Exhibit 3.86


                         Certificate of Incorporation

      WHEREAS,duplicate originals of Articles of Incorporation of American Heat
Video Productions, Inc. Have been received and filed in the office of the
Secretary of State, which Articles, in all respects, comply with the
requirements of The General and Business Corporation Law:

      NOW, THEREFORE, I, ROY D. BLUNT, Secretary of State of the State of
Missouri, by virtue of the authority vested in me by law, do hereby certify and
declare American Heat Video Productions, Inc. a body corporate, duly organized
this day and that it is entitled to all rights and privileges granted
corporations organized under The General and Business Corporation Law; that the
address of its initial Registered Office in Missouri is 4943 Buckingham Court,
St. Louis, MO 63108 that its period of existence is Perpetual; and that the
amount of its Authorized Shares is 30,000 @ no par.

      IN TESTIMONY WHEREOF, I hereunto set my hand and affix the GREAT SEAL of
the State of Missouri. Done at the City of Jefferson, this 9th day of May 1986.


Secretary of State


                     Amendment of Articles of Incorporation

HONORABLE ROY D. BLUNT
SECRETARY OF STATE
STATE OF MISSOURI
P.O. BOX 778
JEFFERSON CITY, MO 65102

      Pursuant to the provisions of The General and Business Corporation Law of
Missouri, the undersigned Corporation certifies the following:

1. The present name of the Corporation is American Heat Video Productions, Inc.

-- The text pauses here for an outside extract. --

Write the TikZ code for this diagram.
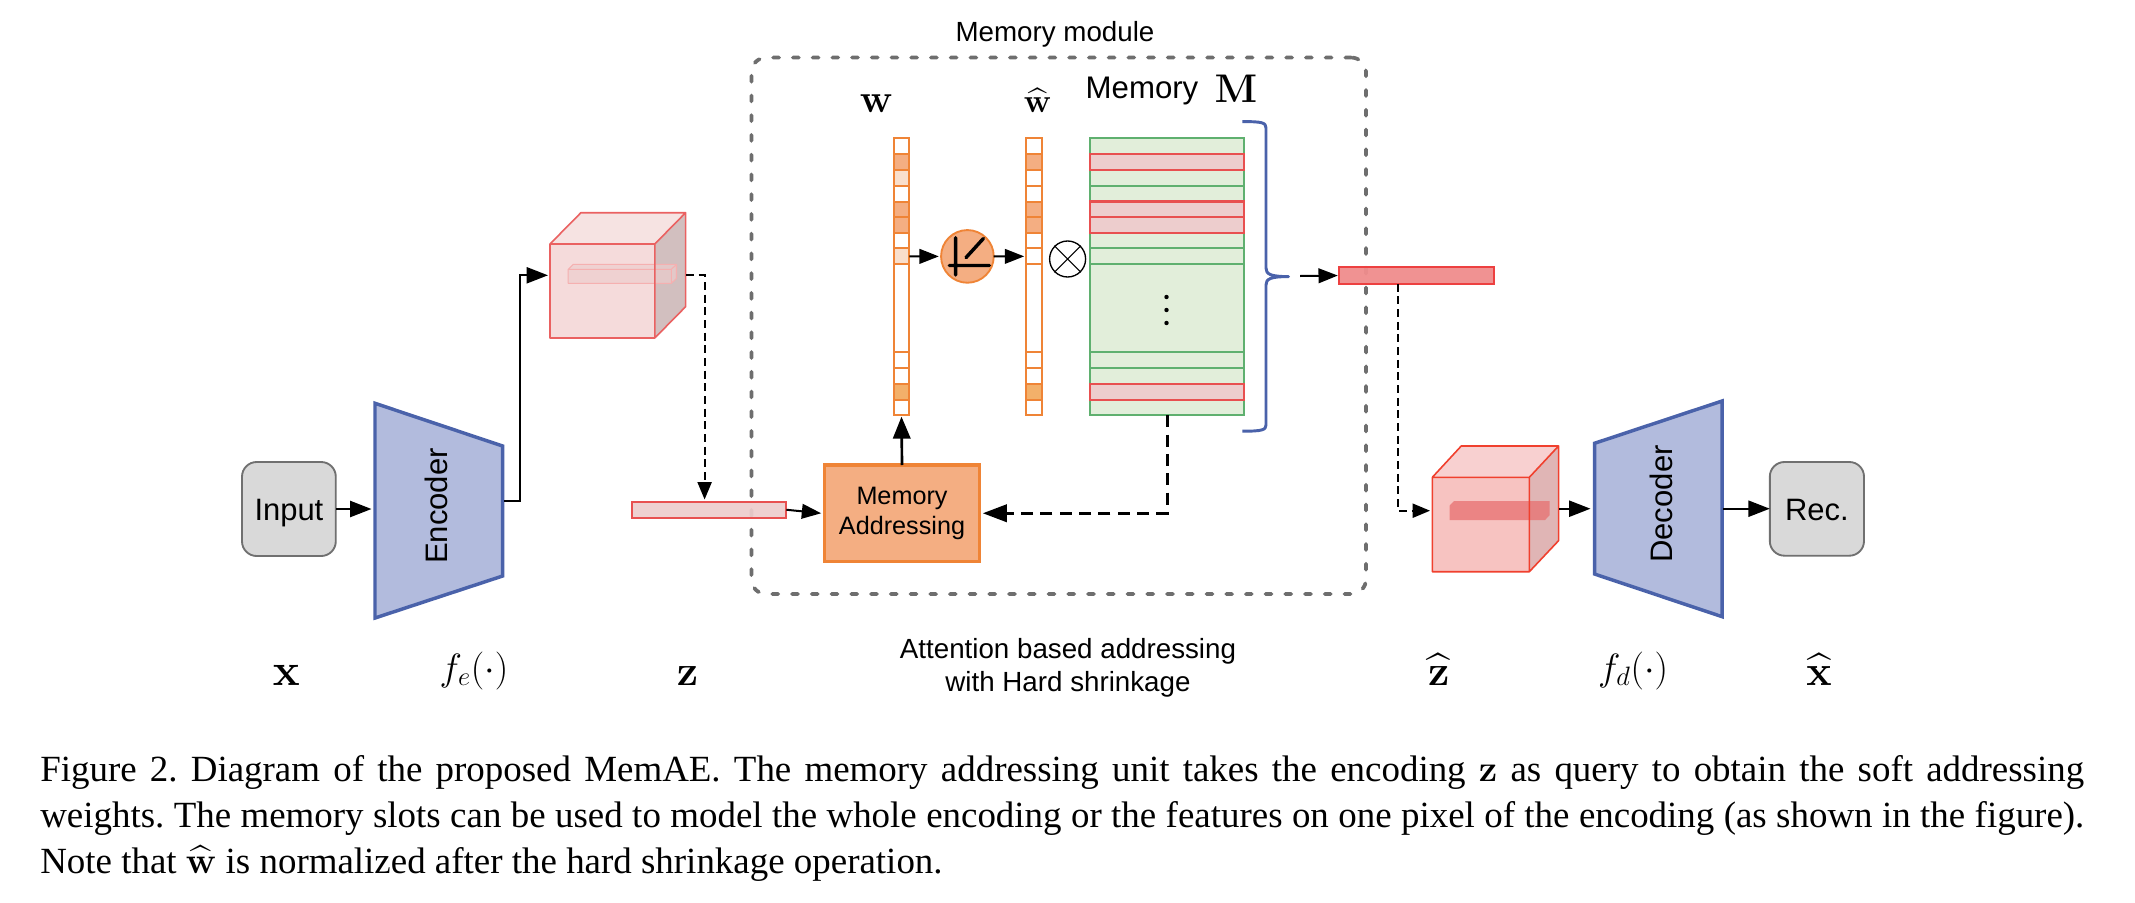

The name under which it was originally organized was American Heat Video
Productions, Inc.

2. An amendment to the Corporation's Articles of Incorporation was adopted by
the shareholders on July 8,1990

3. Article Number Nine is hereby added and shall read as follows:

     There shall be no cumulative voting rights with respect to election cf
     directors.

4. Of the 26,750 shares outstanding, 26,750 of such shares were entitled to vote
on such amendment. The number of outstanding shares of any class entitled to
vote thereon as a class were as follows:

            Class                   Number of Outstanding Shares
            Common                  26,750

5.   The number of shares voted for and against the amendment was as follows:

              Class            No. Voted For       No. Voted Against
              Common           18,750              8,000

6.   If the amendment changed the number or par value of authorized shares
     having a par value, the amount in dollars of


     authorized shares having a par value as changed is: N/A

    If the amendment changed the number of authorized shares
    without par value, the authorized number of shares without par
    value as changed and the consideration proposed to be received
    for such increased authorized shares without par value as are
    to be presently issued are: N/A

7.   If the amendment provides for an exchange, reclassification, or
     cancellation of issued shares, or a reduction of the number of authorized
     shares of any class below the number of issued shares of that class, the
     following is a statement of the manner in which such reduction shall be
     effected: N/A

IN WITNESS WHEREOF, the undersigned,President has executed this instrument and
its Secretary has affixed its corporate seal hereto and attested said seal on
the 12th day of December 1990.

                    PLACE
               CORPORATE SEAL
                    HERE.
              (IF NO SEAL STATE "NONE.)

                                    American Heat Video Production,Inc
                                    Name of Corporation

ATTEST:
Cynthia Almer                       By: Stephen Ray Almer

State of Missouri

County of St. Louis

      I, Lana Beth Ekies, a Notary Public, do hereby certify that on this 12th
day of December, 1990, personally appeared before me Stephen Ray Almer who,
being by me first duly sworn, declared that he is the President of American Heat
Video Productions, Inc. that he signed the foregoing document as President of
the corporation, and that the statements therein contained are true.
corporation, and that the statements therein contained are true.